Мы выпили и тут стал приходить в себя Акоп Магомедович.

— Прости меня, Алексей Алексеевич, — сказал он, растирая сведенное судорогой плечо, — как-то нечаянно сорвалось. Показалось, что это про меня, как про плохого человека говорилось. А ведь ты во всем прав. Делиться надо с ближними. Сам хорошо живешь, дай и другим жить хорошо. Обеспечь их работой, хорошей зарплатой, и отдачу получишь в десять раз больше, нежели от жадности своей. Еще Маркс и Энгельс говорили, что капиталист должен обеспечить справедливое распределение прибылей, чтобы не было революций, а мы, похоже, сами рубим сук, на котором сидим. Вот, при всех обещаю. Завтра же объявлю об открытии в нашем городе галереи Дарэссаламова и буду покупать туда картины всех художников в области, чтобы поддержать их, дать им известность. И учрежу пять стипендий имени Дарэссаламова. Пусть знают, кто такой Дарэссаламов!

— За Дарэссаламова, — предложил я.

— За Дарэссаламова, — поддержали разведчик и его спутники.

Я смотрел на них и у меня промелькнули строчки стихотворения, которые нужно будет сразу записать, чтобы не забыть.

В каждой крупной деревне в Сибири Есть Париж, Амстердам и Берлин, Разных храмов по три иль четыре И искусств меценат армянин. Здесь в соседях потомки Кучума И кочевник кайсацкой степи, Здесь китайцы с капустой без шума Точат цепи своих бензопил. Нашу нефть продают на валюту, Богатеют Москва, Петербург, А сибирскому бедному люду Помогать как-то все недосуг.

Скоро к нашей компании присоединился дипломат и начал что-то мычать представитель газовой монополии. Хаш снова подогрели и принесли шашлыки. В полутемном помещении, освещенном неяркими бра, было непонятно, сколько сейчас времени. Это и хорошо. Деловые люди часов не наблюдают.

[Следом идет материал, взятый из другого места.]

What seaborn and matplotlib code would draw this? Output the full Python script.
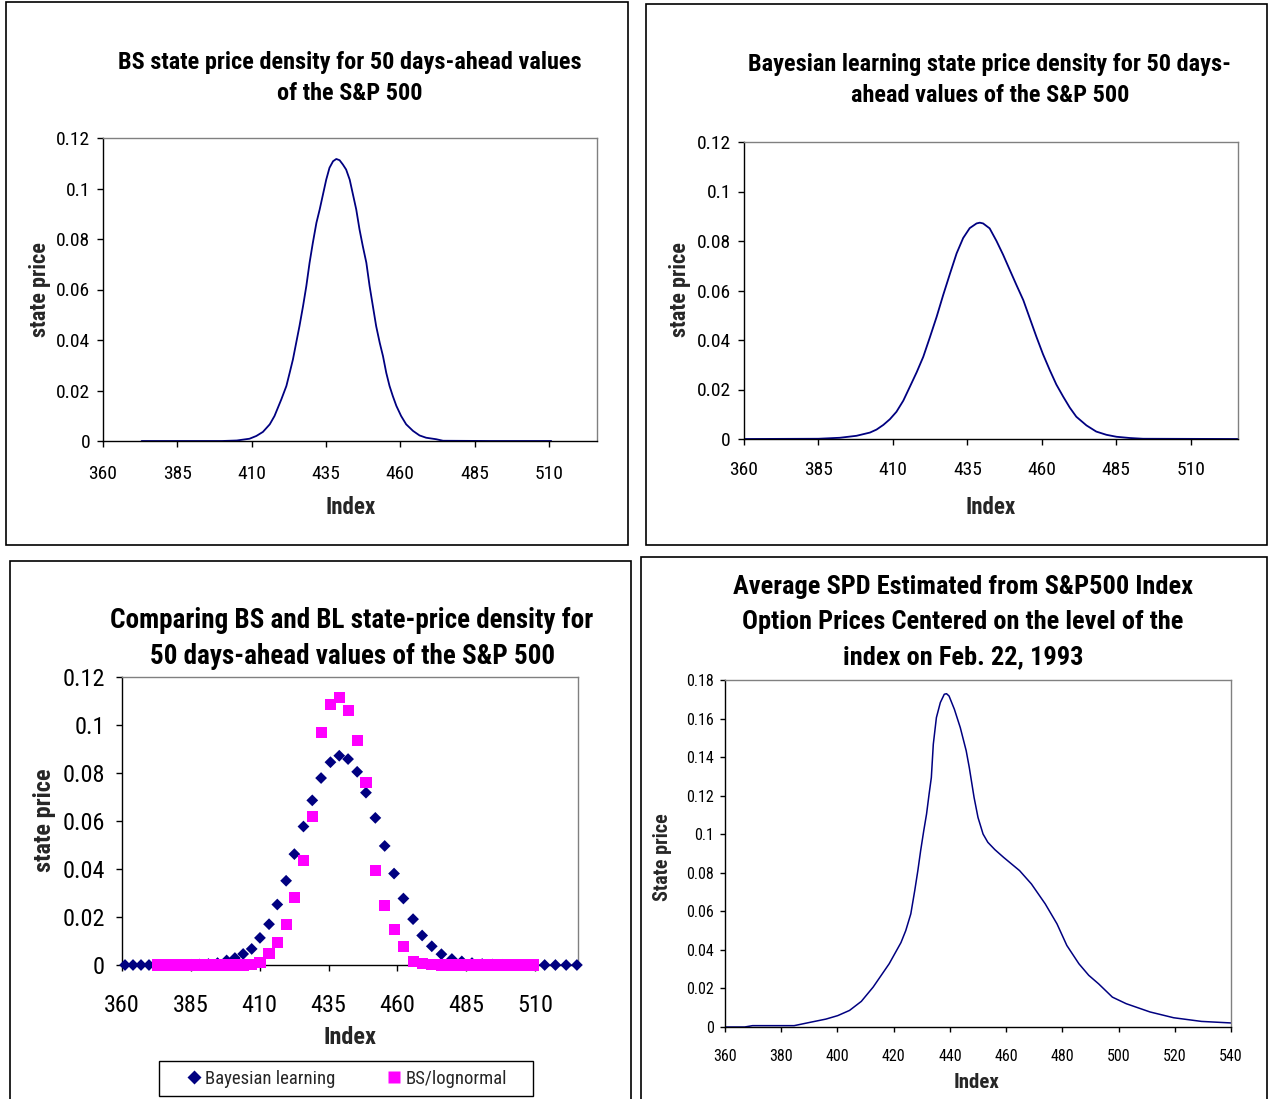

— Алексей Алексеевич, — лез целоваться захмелевший дипломат.

— Алексей Алексеевич, да мы вас озолотим, — говорил газовщик.

— Так в чем же надобность во мне? — спросил я, подспудно догадываясь, о чем пойдет разговор.

— Понимаете ли, Алексей Алексеевич, — начал осторожно дипломат, — Богославию не любят во всем мире. Мы хотим, чтобы ваша способность сослужила нам добрую службу, наказав всех наших недругов и противников постройки наших потоков.

— Именно, — солидно сказал газовщик, — чтобы их в три погибели скрючило, а уж мы за деньгой не постоим.

— А за что им Богославию любить, — простодушно спросил я, — что она, девица красная что ли?

— Как за что? — возмутился дипломат. — Мы-то их любим. Так почему они не должны любить нас? Это первое. А во-вторых, мы остановили монголо-татарские орды и не пустили их в Европу. Мы разбили фашизм и очистили от него Европу. И в третьих. У нас такие артисты балета, которые считаются самыми лучшими в мире.

— Честно говоря, — сказал я, — не все любят балет. А что, Европа просила нас защищать от монголо-татар и просила нас освобождать ее от Гитлера? Может, ей под Гитлером жилось лучше всех и ничего лучшего они для себя не желали? А тут пришли мы и все испохабили, всю идиллию поломали. Тех же «братушек» болгарских возьмите. Сколько крови богославской пролито было за освобождение Болгарии, а в двух войнах, в Первой мировой и во Второй, Болгария воевала против нас. И сейчас болгары наши самые лучшие друзья после Гитлера и Бандеры. Вот это любовь! И что Богославия сделала, чтобы ее не позиционировали с коммунистической сверхдержавой, которая приказала долго жить в 1991 году?